Nei romanzi di King rivivono spesso i suoi drammi privati. In Shining e in Doctor Sleep l'alcolismo e la droga, da cui si è liberato.

Sì, sono autobiografici quanto alla mia passata dipendenza. Ma non sono mai stato violento, non ho mai picchiato i miei figli. In qualsiasi scritto, anche autobiografico, è sempre l'immaginazione a prevalere.

Per la regia di Shining se l'era presa con Stanley Kubrick. Il sequel, Doctor Sleep, è una sua personale rivincita, una riappropriazione?

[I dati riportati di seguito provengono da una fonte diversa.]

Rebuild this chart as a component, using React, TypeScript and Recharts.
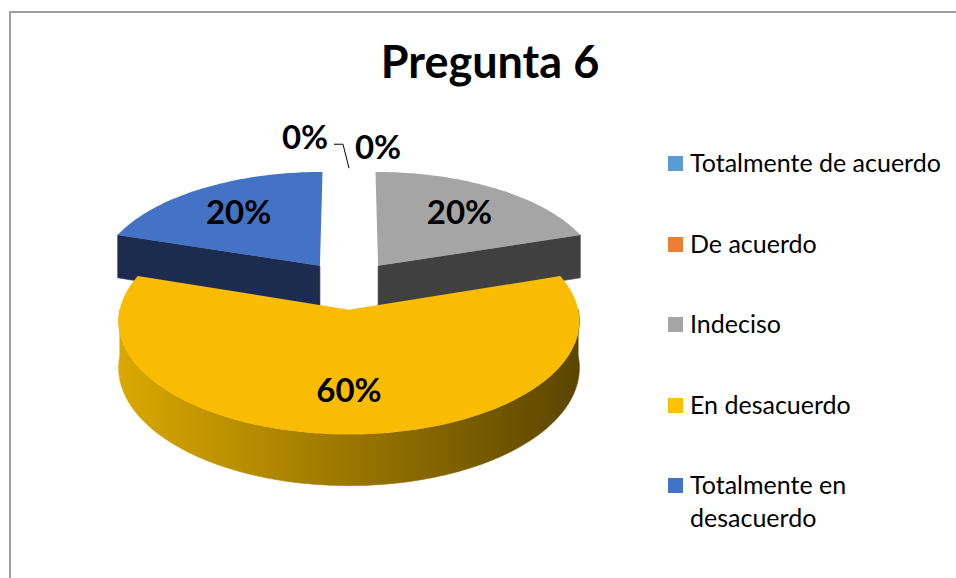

Trovo straordinari tutti i film di Kubrick, ma Shining iberna il romanzo, che era uno studio di carattere, d'un uomo malato che cerca d'esser forte e fallisce. Nel film, invece, Jack Nicholson è pazzo sin dall'inizio, pare appena uscito da Qualcuno volò sul nido del cuculo. Si sa, un film è come un figlio che si manda a scuola. Il genitore si augura il meglio, ma perde il controllo diretto.

L'hanno definita la prima popstar della letteratura USA, per lo stile ma anche perché è un abile chitarrista. Come interagisce la musica nella sua pratica di scrittore?

La saga di La torre nera è vicina a una playlist, intrisa di cultura pop, gli Stones, ZZ Top... La musica mi accende le immagini, dà pepe alla storia. La torre nera è nata dalla musica: in una sala di cinema, dalla colonna sonora di Ennio Morricone per Il buono, il brutto e il cattivo.

Che cosa l'attira del soprannaturale?

Mi diverte, mi piacciono i fantasmi, tutto quel che ci dà la pelle d'oca. Ma la paura non mi basta: il mio proposito è di trasmettere emozioni, stabilire un legame intimo, profondo con il lettore. E, una volta messo in moto un evento particolare, desidero vedere e descrivere "come va a finire". Che mai succederà se qualcuno scivola nel cervello altrui, come in Shining o in Doctor Sleep? Non è più questione di soprannaturale, ma di osservazione della natura umana. È questo, alla fine, il lavoro di ogni scrittore: non molto lontano dall'immaginazione infantile, ultima oasi di libertà prima dell'integrazione nella routine sociale. Scrittori, cineasti, artisti godono del privilegio di rimanere bambini per tutta la vita: autorizzati a una perpetua ora di ricreazione! Delegati al gioco per conto di quanti non ne hanno più il tempo, la voglia o la possibilità. Per questo supplemento d'infanzia siamo persino superpagati quando chiunque l'accetterebbe gratis.